--- Begin MATERIAL PROVIDED ---

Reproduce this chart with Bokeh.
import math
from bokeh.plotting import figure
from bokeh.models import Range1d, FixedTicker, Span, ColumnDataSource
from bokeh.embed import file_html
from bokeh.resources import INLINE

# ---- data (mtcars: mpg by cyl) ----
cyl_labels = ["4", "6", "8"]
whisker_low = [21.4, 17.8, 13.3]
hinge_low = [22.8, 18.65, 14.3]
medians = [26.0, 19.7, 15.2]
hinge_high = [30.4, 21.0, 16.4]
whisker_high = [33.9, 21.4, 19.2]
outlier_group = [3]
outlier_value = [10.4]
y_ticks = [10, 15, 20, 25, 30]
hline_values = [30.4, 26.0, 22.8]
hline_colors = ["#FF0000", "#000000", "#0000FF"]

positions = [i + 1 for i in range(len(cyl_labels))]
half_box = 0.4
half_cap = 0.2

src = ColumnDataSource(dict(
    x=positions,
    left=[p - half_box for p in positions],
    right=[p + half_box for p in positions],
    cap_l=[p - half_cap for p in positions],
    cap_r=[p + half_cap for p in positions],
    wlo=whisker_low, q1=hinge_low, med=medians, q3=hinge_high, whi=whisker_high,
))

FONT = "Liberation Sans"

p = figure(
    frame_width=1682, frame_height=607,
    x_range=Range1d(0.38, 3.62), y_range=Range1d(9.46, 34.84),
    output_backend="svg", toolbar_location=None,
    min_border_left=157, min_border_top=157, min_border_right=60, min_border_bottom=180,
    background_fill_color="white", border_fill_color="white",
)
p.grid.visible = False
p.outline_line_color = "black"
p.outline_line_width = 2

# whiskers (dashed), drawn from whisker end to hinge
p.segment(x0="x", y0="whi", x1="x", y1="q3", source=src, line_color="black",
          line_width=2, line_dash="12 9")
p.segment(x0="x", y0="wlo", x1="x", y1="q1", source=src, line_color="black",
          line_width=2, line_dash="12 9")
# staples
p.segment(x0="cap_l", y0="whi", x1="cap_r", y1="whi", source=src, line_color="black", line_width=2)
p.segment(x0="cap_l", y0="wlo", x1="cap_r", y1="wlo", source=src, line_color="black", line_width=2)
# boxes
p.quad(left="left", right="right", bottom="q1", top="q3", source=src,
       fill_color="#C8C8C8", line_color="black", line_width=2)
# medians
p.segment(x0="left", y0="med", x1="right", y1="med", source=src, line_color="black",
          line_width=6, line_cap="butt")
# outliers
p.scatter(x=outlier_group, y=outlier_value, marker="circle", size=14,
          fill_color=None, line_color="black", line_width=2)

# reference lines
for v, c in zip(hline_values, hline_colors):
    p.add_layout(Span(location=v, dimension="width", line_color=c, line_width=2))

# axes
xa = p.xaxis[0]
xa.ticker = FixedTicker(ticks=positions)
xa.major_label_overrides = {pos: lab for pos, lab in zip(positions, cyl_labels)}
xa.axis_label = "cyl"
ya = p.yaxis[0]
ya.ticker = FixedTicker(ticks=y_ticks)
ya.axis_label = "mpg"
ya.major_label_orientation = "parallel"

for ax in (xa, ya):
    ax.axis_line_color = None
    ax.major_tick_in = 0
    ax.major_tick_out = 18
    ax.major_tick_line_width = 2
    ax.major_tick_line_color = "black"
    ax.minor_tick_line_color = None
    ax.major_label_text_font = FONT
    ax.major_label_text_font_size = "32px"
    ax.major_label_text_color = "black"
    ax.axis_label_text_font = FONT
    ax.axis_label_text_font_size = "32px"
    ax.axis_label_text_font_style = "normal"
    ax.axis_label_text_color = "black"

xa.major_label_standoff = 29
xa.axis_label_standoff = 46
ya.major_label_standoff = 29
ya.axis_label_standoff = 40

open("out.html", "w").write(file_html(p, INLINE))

--- End MATERIAL PROVIDED ---

▶ [JOB]:
Write the listing out again, exactly as shown above.

▶ [TASK ANSWER]:
Reproduce this chart with Bokeh.
import math
from bokeh.plotting import figure
from bokeh.models import Range1d, FixedTicker, Span, ColumnDataSource
from bokeh.embed import file_html
from bokeh.resources import INLINE

# ---- data (mtcars: mpg by cyl) ----
cyl_labels = ["4", "6", "8"]
whisker_low = [21.4, 17.8, 13.3]
hinge_low = [22.8, 18.65, 14.3]
medians = [26.0, 19.7, 15.2]
hinge_high = [30.4, 21.0, 16.4]
whisker_high = [33.9, 21.4, 19.2]
outlier_group = [3]
outlier_value = [10.4]
y_ticks = [10, 15, 20, 25, 30]
hline_values = [30.4, 26.0, 22.8]
hline_colors = ["#FF0000", "#000000", "#0000FF"]

positions = [i + 1 for i in range(len(cyl_labels))]
half_box = 0.4
half_cap = 0.2

src = ColumnDataSource(dict(
    x=positions,
    left=[p - half_box for p in positions],
    right=[p + half_box for p in positions],
    cap_l=[p - half_cap for p in positions],
    cap_r=[p + half_cap for p in positions],
    wlo=whisker_low, q1=hinge_low, med=medians, q3=hinge_high, whi=whisker_high,
))

FONT = "Liberation Sans"

p = figure(
    frame_width=1682, frame_height=607,
    x_range=Range1d(0.38, 3.62), y_range=Range1d(9.46, 34.84),
    output_backend="svg", toolbar_location=None,
    min_border_left=157, min_border_top=157, min_border_right=60, min_border_bottom=180,
    background_fill_color="white", border_fill_color="white",
)
p.grid.visible = False
p.outline_line_color = "black"
p.outline_line_width = 2

# whiskers (dashed), drawn from whisker end to hinge
p.segment(x0="x", y0="whi", x1="x", y1="q3", source=src, line_color="black",
          line_width=2, line_dash="12 9")
p.segment(x0="x", y0="wlo", x1="x", y1="q1", source=src, line_color="black",
          line_width=2, line_dash="12 9")
# staples
p.segment(x0="cap_l", y0="whi", x1="cap_r", y1="whi", source=src, line_color="black", line_width=2)
p.segment(x0="cap_l", y0="wlo", x1="cap_r", y1="wlo", source=src, line_color="black", line_width=2)
# boxes
p.quad(left="left", right="right", bottom="q1", top="q3", source=src,
       fill_color="#C8C8C8", line_color="black", line_width=2)
# medians
p.segment(x0="left", y0="med", x1="right", y1="med", source=src, line_color="black",
          line_width=6, line_cap="butt")
# outliers
p.scatter(x=outlier_group, y=outlier_value, marker="circle", size=14,
          fill_color=None, line_color="black", line_width=2)

# reference lines
for v, c in zip(hline_values, hline_colors):
    p.add_layout(Span(location=v, dimension="width", line_color=c, line_width=2))

# axes
xa = p.xaxis[0]
xa.ticker = FixedTicker(ticks=positions)
xa.major_label_overrides = {pos: lab for pos, lab in zip(positions, cyl_labels)}
xa.axis_label = "cyl"
ya = p.yaxis[0]
ya.ticker = FixedTicker(ticks=y_ticks)
ya.axis_label = "mpg"
ya.major_label_orientation = "parallel"

for ax in (xa, ya):
    ax.axis_line_color = None
    ax.major_tick_in = 0
    ax.major_tick_out = 18
    ax.major_tick_line_width = 2
    ax.major_tick_line_color = "black"
    ax.minor_tick_line_color = None
    ax.major_label_text_font = FONT
    ax.major_label_text_font_size = "32px"
    ax.major_label_text_color = "black"
    ax.axis_label_text_font = FONT
    ax.axis_label_text_font_size = "32px"
    ax.axis_label_text_font_style = "normal"
    ax.axis_label_text_color = "black"

xa.major_label_standoff = 29
xa.axis_label_standoff = 46
ya.major_label_standoff = 29
ya.axis_label_standoff = 40

open("out.html", "w").write(file_html(p, INLINE))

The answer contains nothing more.